In a second room of the Artemis Gallery are two statues of the goddess, similar to what would have stood in the open-air temple court. The sacred room at the back of the temple, the cella, was a treasure chamber where offerings to the goddess were stored.
When the city of Ephesus was excavated, archaeologists found two idols buried under the pavement of Karetes Street, the main boulevard that stretches from the South Entrance to the Library of Celsus. One idol bore a towering headdress with an image of the temple at the top. She is known as “Great Artemis” (büyük Artemis in Turkish).
The other idol did not have a headdress, and her face is less damaged. She is known as “Little Artemis,” but I tend to think of her as cute because of her Turkish name, küçük Artemis. I did notice on this visit that the top of her head is flat, and it looks like she, too, wore a headdress when she was the mother goddess of Ephesus.
Both were wearing the same, elaborate robe, covered with gryphons and flower garlands and featuring an array of hanging sacs around the bodice.

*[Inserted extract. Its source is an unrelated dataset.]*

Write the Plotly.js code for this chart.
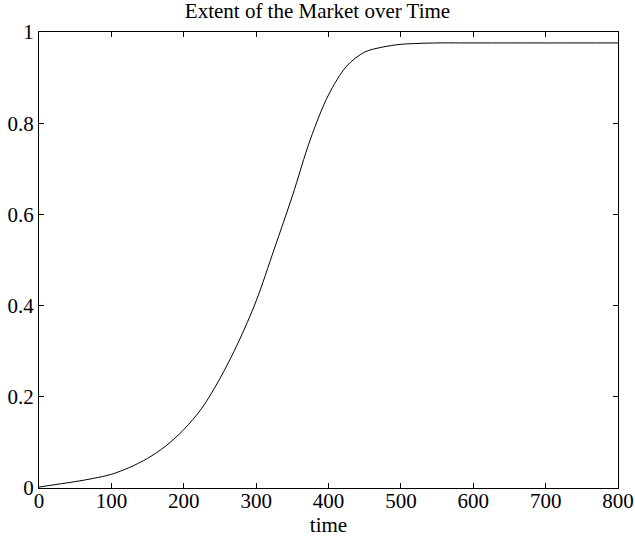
<!DOCTYPE html>
<html>
<head>
<meta charset="utf-8">
<script src="https://cdn.plot.ly/plotly-3.0.1.min.js"></script>
<style>html,body{margin:0;padding:0;background:#fff;}#chart{width:635px;height:543px;}</style>
</head>
<body>
<div id="chart"></div>
<script>
const timeValues = [0, 25, 50, 75, 100, 125, 150, 175, 200, 225, 250, 275, 300, 325, 350, 375, 400, 425, 450, 475, 500, 525, 550, 600, 650, 700, 750, 800];
const marketExtent = [0.002, 0.008, 0.014, 0.021, 0.030, 0.045, 0.065, 0.092, 0.128, 0.175, 0.240, 0.318, 0.410, 0.524, 0.640, 0.765, 0.862, 0.925, 0.956, 0.967, 0.973, 0.975, 0.976, 0.976, 0.976, 0.976, 0.976, 0.976];
const xTicks = [0, 100, 200, 300, 400, 500, 600, 700, 800];
const yTicks = [0, 0.2, 0.4, 0.6, 0.8, 1];

const trace = {
  x: timeValues, y: marketExtent, type: 'scatter', mode: 'lines',
  line: {color: '#000', width: 1, shape: 'spline', smoothing: 0.9},
  hoverinfo: 'none'
};
const fontFam = '"Liberation Serif", "Times New Roman", serif';
const fs = 21;
const layout = {
  width: 635, height: 543,
  margin: {l: 39, r: 17, t: 32, b: 55},
  paper_bgcolor: '#fff', plot_bgcolor: '#fff',
  showlegend: false,
  font: {family: fontFam, size: fs, color: '#000'},
  title: {text: 'Extent of the Market over Time', font: {family: fontFam, size: fs, color: '#000'}, x: 0.5, xanchor: 'center', y: 0.98, yanchor: 'middle'},
  xaxis: {
    range: [0, 800], tickvals: xTicks, ticktext: xTicks.map(String),
    ticks: 'inside', ticklen: 5, tickcolor: '#000', tickwidth: 1,
    showline: true, linecolor: '#000', linewidth: 1, mirror: 'allticks',
    showgrid: false, zeroline: false, ticklabelstandoff: -6,
    tickfont: {family: fontFam, size: fs, color: '#000'},
    title: {text: 'time', font: {family: fontFam, size: fs, color: '#000'}, standoff: 0}
  },
  yaxis: {
    range: [0, 1], tickvals: yTicks, ticktext: yTicks.map(String),
    ticks: 'inside', ticklen: 5, tickcolor: '#000', tickwidth: 1,
    showline: true, linecolor: '#000', linewidth: 1, mirror: 'allticks',
    showgrid: false, zeroline: false,
    tickfont: {family: fontFam, size: fs, color: '#000'}
  }
};
Plotly.newPlot('chart', [trace], layout, {displayModeBar: false, staticPlot: true});
</script>
</body>
</html>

At the yearly Artemis Festival on her birthday, May 6, the idol would be carried out of the temple, about 3 km outside the city, and carried to the gates, where it was paraded and celebrated with feasts and games.
This Artemesia parade ended as Christianity took hold, but May 6 became the feast day for St. John, the first Christian bishop of Ephesus, so the feasts continued. And the veneration of a holy mother continues as well, as pilgrims flock to worship at a site atop a hill near Ephesus believed to be the final home of Mary, the mother of Jesus. (There is no mention of Mary in the museum.)
Gallery 5: Roman Emperors
Upon entering the final room of the museum, one sees the immense baby face of the Emperior Domitian (ruled 81-96 CE) looking at a raised fist, all that remains of his temple near the city’s agora. Ephesus completed with other cities in the Empire for imperials honors. One way to gain recognition was to build temples for the emperor, which gave them favored status or neokros. It is similar to the way that American cities might strive to get a football or baseball franchise by building publicly funded temples of sport for the teams’ billionaire owners.

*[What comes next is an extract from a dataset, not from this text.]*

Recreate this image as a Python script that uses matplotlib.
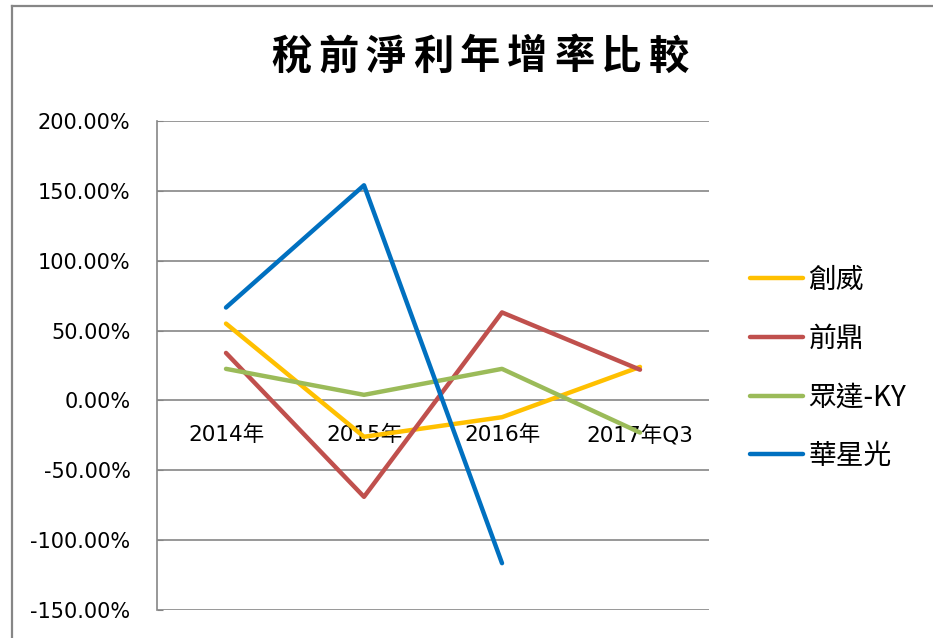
import matplotlib
matplotlib.use("Agg")
import matplotlib.pyplot as plt
from matplotlib.lines import Line2D
from matplotlib.ticker import FuncFormatter, MultipleLocator

plt.rcParams['font.family'] = ['Noto Sans CJK TC', 'DejaVu Sans']

# data (growth rate, %)
categories = ["2014年", "2015年", "2016年", "2017年Q3"]
chuangwei = [55.0, -26.0, -12.0, 24.0]
qianding = [34.0, -69.0, 63.0, 22.0]
zhongda = [22.6, 4.0, 22.6, -23.0]
huaxingguang = [66.5, 154.0, -116.5, None]

series_names = ["創威", "前鼎", "眾達-KY", "華星光"]
series_colors = ["#FFC000", "#C0504D", "#9BBB59", "#0070C0"]
title = "稅前淨利年增率比較"

W, H = 933, 638
fig = plt.figure(figsize=(W / 100, H / 100), dpi=100)
ax = fig.add_axes([157 / W, (H - 610) / H, (709 - 157) / W, (610 - 121) / H])

x = list(range(len(categories)))
for name, vals, col in zip(series_names, [chuangwei, qianding, zhongda, huaxingguang], series_colors):
    xs = [i for i, v in zip(x, vals) if v is not None]
    ys = [v for v in vals if v is not None]
    ax.plot(xs, ys, color=col, lw=3.2, label=name, solid_capstyle='round', zorder=3)

ax.set_xlim(-0.5, len(categories) - 0.5)
ax.set_ylim(-150, 200)
ax.yaxis.set_major_locator(MultipleLocator(50))
ax.yaxis.set_major_formatter(FuncFormatter(lambda v, p: f"{v:.2f}%"))
ax.grid(axis='y', color='#868686', lw=1.2)
ax.set_axisbelow(True)
for s in ['top', 'right', 'bottom']:
    ax.spines[s].set_visible(False)
ax.spines['left'].set_color('#868686')
ax.spines['left'].set_linewidth(1.2)
ax.tick_params(axis='y', direction='in', length=4, color='#868686', labelsize=15, pad=19)
ax.set_xticks([])
for lbl in ax.get_yticklabels():
    lbl.set_family(['DejaVu Sans'])

# category labels sit just under the zero line
for i, c in enumerate(categories):
    ax.text(i, -25, c, ha='center', va='center', fontsize=15.5, zorder=2,
            family=['DejaVu Sans', 'Noto Sans CJK TC'])

# spaced-out title, one character at a time
t_left, t_right = 268 / W, 692 / W
step = (t_right - t_left) / len(title)
for i, ch in enumerate(title):
    fig.text(t_left + step * (i + 0.5), 1 - 57 / H, ch, ha='center', va='center',
             fontsize=29, fontweight='bold')

leg = fig.legend(loc='center left', bbox_to_anchor=(750 / W, 1 - 368 / H), frameon=False,
                 fontsize=20, handlelength=1.9, handletextpad=0.2, labelspacing=1.03,
                 borderaxespad=0, borderpad=0)
for t in leg.get_texts():
    t.set_family(['Noto Sans CJK TC', 'DejaVu Sans'])

# outer chart border (top and left)
fig.add_artist(Line2D([12 / W, 1], [1 - 6 / H, 1 - 6 / H], color='#868686', lw=1.6))
fig.add_artist(Line2D([12 / W, 12 / W], [0, 1 - 6 / H], color='#868686', lw=1.6))

fig.savefig("out.png", dpi=100)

This final gallery is filled with statues from these memorials. The cult of the emperor was a two-edged sword. For while Ephesus, at its height, claimed to be “four-times neokros,” it had to rename several of its imperial temples when its honored emperors were de-deified after their deaths.
The exhibition ends in a small gift shop. There is also a nice Roman-style courtyard there, where I sat and wrote in my diary before heading back into the February cold of the Izmir region.
I seem to remember the luxurious living quarters on the Ephesus hillside. It's sad that the 4th largest city in the Roman empire had to go down to ruins, but the museum has recaptured some of its splendor. I wish they would have honored John the Beloved there. He did serve as the Bishop of Ephesus. Perhaps a Christian should run for Mayor of that great city.